Figure scripts:
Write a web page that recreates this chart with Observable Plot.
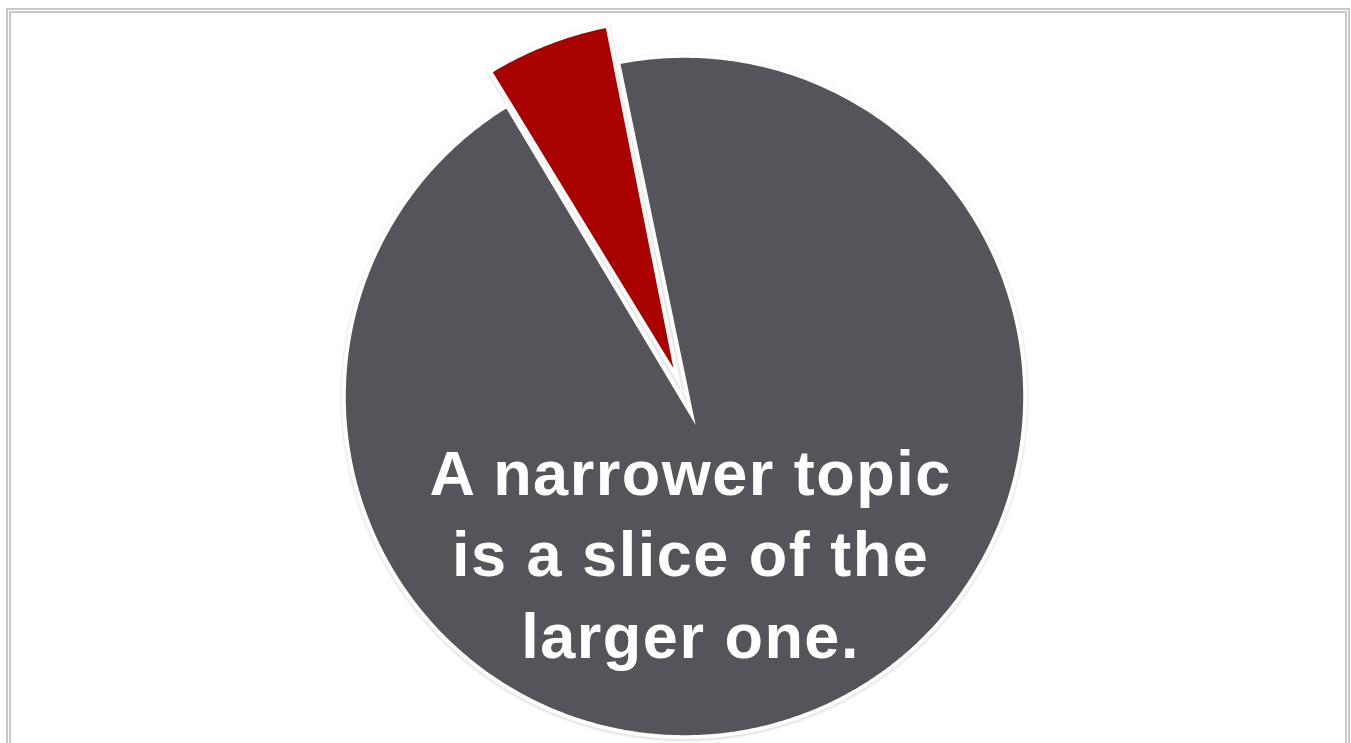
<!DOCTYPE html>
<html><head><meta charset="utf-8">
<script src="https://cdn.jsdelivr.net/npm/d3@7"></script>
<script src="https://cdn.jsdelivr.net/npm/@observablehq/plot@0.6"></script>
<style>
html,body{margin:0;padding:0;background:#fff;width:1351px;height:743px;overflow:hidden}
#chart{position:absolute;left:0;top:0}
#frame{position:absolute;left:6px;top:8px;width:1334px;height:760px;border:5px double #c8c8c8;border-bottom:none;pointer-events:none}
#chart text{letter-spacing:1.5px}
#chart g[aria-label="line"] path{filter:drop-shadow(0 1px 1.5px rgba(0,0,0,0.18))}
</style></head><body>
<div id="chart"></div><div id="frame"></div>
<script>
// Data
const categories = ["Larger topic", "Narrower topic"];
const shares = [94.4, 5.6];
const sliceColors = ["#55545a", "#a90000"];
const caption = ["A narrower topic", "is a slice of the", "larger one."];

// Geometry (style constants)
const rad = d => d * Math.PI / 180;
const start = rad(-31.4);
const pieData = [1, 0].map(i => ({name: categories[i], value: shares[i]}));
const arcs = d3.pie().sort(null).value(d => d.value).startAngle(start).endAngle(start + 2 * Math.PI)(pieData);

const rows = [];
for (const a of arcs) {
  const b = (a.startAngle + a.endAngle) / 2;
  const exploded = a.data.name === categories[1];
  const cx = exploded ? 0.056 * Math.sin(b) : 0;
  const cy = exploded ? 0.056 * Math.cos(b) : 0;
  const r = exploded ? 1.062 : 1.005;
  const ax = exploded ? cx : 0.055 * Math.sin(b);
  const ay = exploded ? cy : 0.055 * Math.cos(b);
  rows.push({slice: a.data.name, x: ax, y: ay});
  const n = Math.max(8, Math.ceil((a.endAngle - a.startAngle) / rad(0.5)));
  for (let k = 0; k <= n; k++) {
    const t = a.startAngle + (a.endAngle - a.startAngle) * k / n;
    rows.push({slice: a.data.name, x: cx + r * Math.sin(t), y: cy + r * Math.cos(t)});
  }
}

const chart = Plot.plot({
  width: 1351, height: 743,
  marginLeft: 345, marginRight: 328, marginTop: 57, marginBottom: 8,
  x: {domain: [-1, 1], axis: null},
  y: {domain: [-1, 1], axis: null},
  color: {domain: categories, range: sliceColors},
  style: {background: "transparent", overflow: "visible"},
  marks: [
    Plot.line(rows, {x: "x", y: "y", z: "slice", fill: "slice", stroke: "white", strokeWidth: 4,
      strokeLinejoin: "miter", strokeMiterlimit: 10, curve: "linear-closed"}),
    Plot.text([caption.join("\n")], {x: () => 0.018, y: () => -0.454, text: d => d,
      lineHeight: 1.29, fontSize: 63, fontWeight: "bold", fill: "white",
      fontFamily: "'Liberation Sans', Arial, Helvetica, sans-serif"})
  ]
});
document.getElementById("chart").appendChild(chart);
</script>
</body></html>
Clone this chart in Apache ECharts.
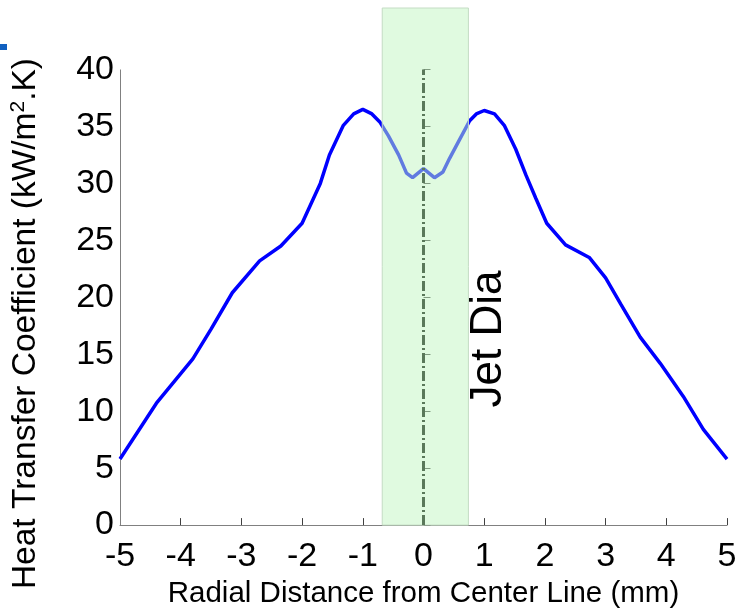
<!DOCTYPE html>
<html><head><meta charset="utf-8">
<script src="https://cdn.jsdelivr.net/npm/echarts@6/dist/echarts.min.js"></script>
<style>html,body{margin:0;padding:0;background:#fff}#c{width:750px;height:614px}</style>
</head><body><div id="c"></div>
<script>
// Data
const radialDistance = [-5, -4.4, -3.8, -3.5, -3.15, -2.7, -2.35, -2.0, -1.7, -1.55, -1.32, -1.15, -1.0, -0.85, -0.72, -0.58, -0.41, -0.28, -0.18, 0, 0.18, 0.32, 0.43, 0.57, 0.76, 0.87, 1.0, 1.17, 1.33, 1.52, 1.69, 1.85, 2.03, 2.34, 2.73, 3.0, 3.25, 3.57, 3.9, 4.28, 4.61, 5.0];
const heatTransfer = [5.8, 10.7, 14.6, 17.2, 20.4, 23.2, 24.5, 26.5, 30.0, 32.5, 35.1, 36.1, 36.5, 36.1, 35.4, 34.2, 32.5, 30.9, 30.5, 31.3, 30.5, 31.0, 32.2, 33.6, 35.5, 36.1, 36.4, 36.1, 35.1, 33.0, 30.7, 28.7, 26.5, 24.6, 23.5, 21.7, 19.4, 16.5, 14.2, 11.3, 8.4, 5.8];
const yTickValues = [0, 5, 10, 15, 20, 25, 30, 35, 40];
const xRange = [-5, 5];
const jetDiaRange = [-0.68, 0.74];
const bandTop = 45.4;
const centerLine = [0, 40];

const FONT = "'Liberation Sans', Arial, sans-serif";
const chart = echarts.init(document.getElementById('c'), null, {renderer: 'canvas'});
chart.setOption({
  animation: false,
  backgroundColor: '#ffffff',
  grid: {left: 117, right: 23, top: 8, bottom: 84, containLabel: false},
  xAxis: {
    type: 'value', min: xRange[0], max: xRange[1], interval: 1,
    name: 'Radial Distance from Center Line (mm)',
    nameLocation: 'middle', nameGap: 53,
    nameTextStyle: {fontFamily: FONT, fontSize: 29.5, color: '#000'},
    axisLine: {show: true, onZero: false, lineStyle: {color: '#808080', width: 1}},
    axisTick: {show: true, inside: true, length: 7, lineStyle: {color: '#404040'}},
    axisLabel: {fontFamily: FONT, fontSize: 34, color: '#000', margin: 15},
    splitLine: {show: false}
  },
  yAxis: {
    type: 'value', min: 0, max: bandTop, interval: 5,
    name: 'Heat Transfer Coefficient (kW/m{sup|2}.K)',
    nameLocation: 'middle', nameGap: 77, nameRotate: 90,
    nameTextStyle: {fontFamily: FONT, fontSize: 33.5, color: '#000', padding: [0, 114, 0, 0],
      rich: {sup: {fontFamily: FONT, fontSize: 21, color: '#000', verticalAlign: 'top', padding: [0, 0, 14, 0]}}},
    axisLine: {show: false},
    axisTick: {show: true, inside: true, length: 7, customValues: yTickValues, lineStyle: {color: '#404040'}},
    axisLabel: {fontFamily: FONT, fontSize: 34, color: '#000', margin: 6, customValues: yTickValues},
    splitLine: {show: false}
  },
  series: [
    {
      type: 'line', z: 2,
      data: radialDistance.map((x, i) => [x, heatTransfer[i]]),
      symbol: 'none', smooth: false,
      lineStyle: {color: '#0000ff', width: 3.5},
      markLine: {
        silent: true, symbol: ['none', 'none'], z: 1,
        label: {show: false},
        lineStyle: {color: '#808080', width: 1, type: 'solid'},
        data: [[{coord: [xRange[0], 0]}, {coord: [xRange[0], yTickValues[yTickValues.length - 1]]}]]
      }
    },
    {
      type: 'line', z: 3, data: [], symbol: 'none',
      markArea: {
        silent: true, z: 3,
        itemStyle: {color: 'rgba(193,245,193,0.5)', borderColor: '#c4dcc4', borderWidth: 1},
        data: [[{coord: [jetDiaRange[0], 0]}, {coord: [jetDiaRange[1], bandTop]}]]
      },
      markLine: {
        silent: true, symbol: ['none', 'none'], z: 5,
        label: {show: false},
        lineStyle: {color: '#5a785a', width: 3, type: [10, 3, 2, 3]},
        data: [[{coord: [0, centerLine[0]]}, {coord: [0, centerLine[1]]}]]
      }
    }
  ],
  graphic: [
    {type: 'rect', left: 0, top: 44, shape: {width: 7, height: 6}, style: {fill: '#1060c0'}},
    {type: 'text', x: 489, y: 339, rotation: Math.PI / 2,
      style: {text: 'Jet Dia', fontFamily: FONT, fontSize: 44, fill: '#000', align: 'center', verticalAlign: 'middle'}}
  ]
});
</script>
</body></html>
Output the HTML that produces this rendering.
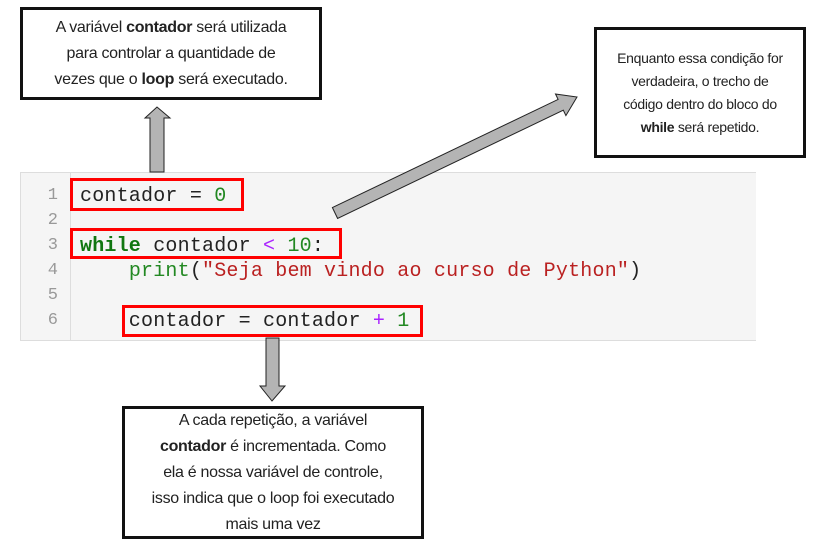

● **Written problem**: Copy out all the data exactly; skip the pictures.

● **Full answer**:
Write a web page that recreates this chart with Observable Plot.
<!DOCTYPE html>
<html><head><meta charset="utf-8">
<script src="https://cdn.jsdelivr.net/npm/d3@7"></script>
<script src="https://cdn.jsdelivr.net/npm/@observablehq/plot@0.6"></script>
<style>
html,body{margin:0;padding:0;background:#fff;width:1351px;height:743px;overflow:hidden}
#chart{position:absolute;left:0;top:0}
#frame{position:absolute;left:6px;top:8px;width:1334px;height:760px;border:5px double #c8c8c8;border-bottom:none;pointer-events:none}
#chart text{letter-spacing:1.5px}
#chart g[aria-label="line"] path{filter:drop-shadow(0 1px 1.5px rgba(0,0,0,0.18))}
</style></head><body>
<div id="chart"></div><div id="frame"></div>
<script>
// Data
const categories = ["Larger topic", "Narrower topic"];
const shares = [94.4, 5.6];
const sliceColors = ["#55545a", "#a90000"];
const caption = ["A narrower topic", "is a slice of the", "larger one."];

// Geometry (style constants)
const rad = d => d * Math.PI / 180;
const start = rad(-31.4);
const pieData = [1, 0].map(i => ({name: categories[i], value: shares[i]}));
const arcs = d3.pie().sort(null).value(d => d.value).startAngle(start).endAngle(start + 2 * Math.PI)(pieData);

const rows = [];
for (const a of arcs) {
  const b = (a.startAngle + a.endAngle) / 2;
  const exploded = a.data.name === categories[1];
  const cx = exploded ? 0.056 * Math.sin(b) : 0;
  const cy = exploded ? 0.056 * Math.cos(b) : 0;
  const r = exploded ? 1.062 : 1.005;
  const ax = exploded ? cx : 0.055 * Math.sin(b);
  const ay = exploded ? cy : 0.055 * Math.cos(b);
  rows.push({slice: a.data.name, x: ax, y: ay});
  const n = Math.max(8, Math.ceil((a.endAngle - a.startAngle) / rad(0.5)));
  for (let k = 0; k <= n; k++) {
    const t = a.startAngle + (a.endAngle - a.startAngle) * k / n;
    rows.push({slice: a.data.name, x: cx + r * Math.sin(t), y: cy + r * Math.cos(t)});
  }
}

const chart = Plot.plot({
  width: 1351, height: 743,
  marginLeft: 345, marginRight: 328, marginTop: 57, marginBottom: 8,
  x: {domain: [-1, 1], axis: null},
  y: {domain: [-1, 1], axis: null},
  color: {domain: categories, range: sliceColors},
  style: {background: "transparent", overflow: "visible"},
  marks: [
    Plot.line(rows, {x: "x", y: "y", z: "slice", fill: "slice", stroke: "white", strokeWidth: 4,
      strokeLinejoin: "miter", strokeMiterlimit: 10, curve: "linear-closed"}),
    Plot.text([caption.join("\n")], {x: () => 0.018, y: () => -0.454, text: d => d,
      lineHeight: 1.29, fontSize: 63, fontWeight: "bold", fill: "white",
      fontFamily: "'Liberation Sans', Arial, Helvetica, sans-serif"})
  ]
});
document.getElementById("chart").appendChild(chart);
</script>
</body></html>
Clone this chart in Apache ECharts.
<!DOCTYPE html>
<html><head><meta charset="utf-8">
<script src="https://cdn.jsdelivr.net/npm/echarts@6/dist/echarts.min.js"></script>
<style>html,body{margin:0;padding:0;background:#fff}#c{width:750px;height:614px}</style>
</head><body><div id="c"></div>
<script>
// Data
const radialDistance = [-5, -4.4, -3.8, -3.5, -3.15, -2.7, -2.35, -2.0, -1.7, -1.55, -1.32, -1.15, -1.0, -0.85, -0.72, -0.58, -0.41, -0.28, -0.18, 0, 0.18, 0.32, 0.43, 0.57, 0.76, 0.87, 1.0, 1.17, 1.33, 1.52, 1.69, 1.85, 2.03, 2.34, 2.73, 3.0, 3.25, 3.57, 3.9, 4.28, 4.61, 5.0];
const heatTransfer = [5.8, 10.7, 14.6, 17.2, 20.4, 23.2, 24.5, 26.5, 30.0, 32.5, 35.1, 36.1, 36.5, 36.1, 35.4, 34.2, 32.5, 30.9, 30.5, 31.3, 30.5, 31.0, 32.2, 33.6, 35.5, 36.1, 36.4, 36.1, 35.1, 33.0, 30.7, 28.7, 26.5, 24.6, 23.5, 21.7, 19.4, 16.5, 14.2, 11.3, 8.4, 5.8];
const yTickValues = [0, 5, 10, 15, 20, 25, 30, 35, 40];
const xRange = [-5, 5];
const jetDiaRange = [-0.68, 0.74];
const bandTop = 45.4;
const centerLine = [0, 40];

const FONT = "'Liberation Sans', Arial, sans-serif";
const chart = echarts.init(document.getElementById('c'), null, {renderer: 'canvas'});
chart.setOption({
  animation: false,
  backgroundColor: '#ffffff',
  grid: {left: 117, right: 23, top: 8, bottom: 84, containLabel: false},
  xAxis: {
    type: 'value', min: xRange[0], max: xRange[1], interval: 1,
    name: 'Radial Distance from Center Line (mm)',
    nameLocation: 'middle', nameGap: 53,
    nameTextStyle: {fontFamily: FONT, fontSize: 29.5, color: '#000'},
    axisLine: {show: true, onZero: false, lineStyle: {color: '#808080', width: 1}},
    axisTick: {show: true, inside: true, length: 7, lineStyle: {color: '#404040'}},
    axisLabel: {fontFamily: FONT, fontSize: 34, color: '#000', margin: 15},
    splitLine: {show: false}
  },
  yAxis: {
    type: 'value', min: 0, max: bandTop, interval: 5,
    name: 'Heat Transfer Coefficient (kW/m{sup|2}.K)',
    nameLocation: 'middle', nameGap: 77, nameRotate: 90,
    nameTextStyle: {fontFamily: FONT, fontSize: 33.5, color: '#000', padding: [0, 114, 0, 0],
      rich: {sup: {fontFamily: FONT, fontSize: 21, color: '#000', verticalAlign: 'top', padding: [0, 0, 14, 0]}}},
    axisLine: {show: false},
    axisTick: {show: true, inside: true, length: 7, customValues: yTickValues, lineStyle: {color: '#404040'}},
    axisLabel: {fontFamily: FONT, fontSize: 34, color: '#000', margin: 6, customValues: yTickValues},
    splitLine: {show: false}
  },
  series: [
    {
      type: 'line', z: 2,
      data: radialDistance.map((x, i) => [x, heatTransfer[i]]),
      symbol: 'none', smooth: false,
      lineStyle: {color: '#0000ff', width: 3.5},
      markLine: {
        silent: true, symbol: ['none', 'none'], z: 1,
        label: {show: false},
        lineStyle: {color: '#808080', width: 1, type: 'solid'},
        data: [[{coord: [xRange[0], 0]}, {coord: [xRange[0], yTickValues[yTickValues.length - 1]]}]]
      }
    },
    {
      type: 'line', z: 3, data: [], symbol: 'none',
      markArea: {
        silent: true, z: 3,
        itemStyle: {color: 'rgba(193,245,193,0.5)', borderColor: '#c4dcc4', borderWidth: 1},
        data: [[{coord: [jetDiaRange[0], 0]}, {coord: [jetDiaRange[1], bandTop]}]]
      },
      markLine: {
        silent: true, symbol: ['none', 'none'], z: 5,
        label: {show: false},
        lineStyle: {color: '#5a785a', width: 3, type: [10, 3, 2, 3]},
        data: [[{coord: [0, centerLine[0]]}, {coord: [0, centerLine[1]]}]]
      }
    }
  ],
  graphic: [
    {type: 'rect', left: 0, top: 44, shape: {width: 7, height: 6}, style: {fill: '#1060c0'}},
    {type: 'text', x: 489, y: 339, rotation: Math.PI / 2,
      style: {text: 'Jet Dia', fontFamily: FONT, fontSize: 44, fill: '#000', align: 'center', verticalAlign: 'middle'}}
  ]
});
</script>
</body></html>
Output the HTML that produces this rendering.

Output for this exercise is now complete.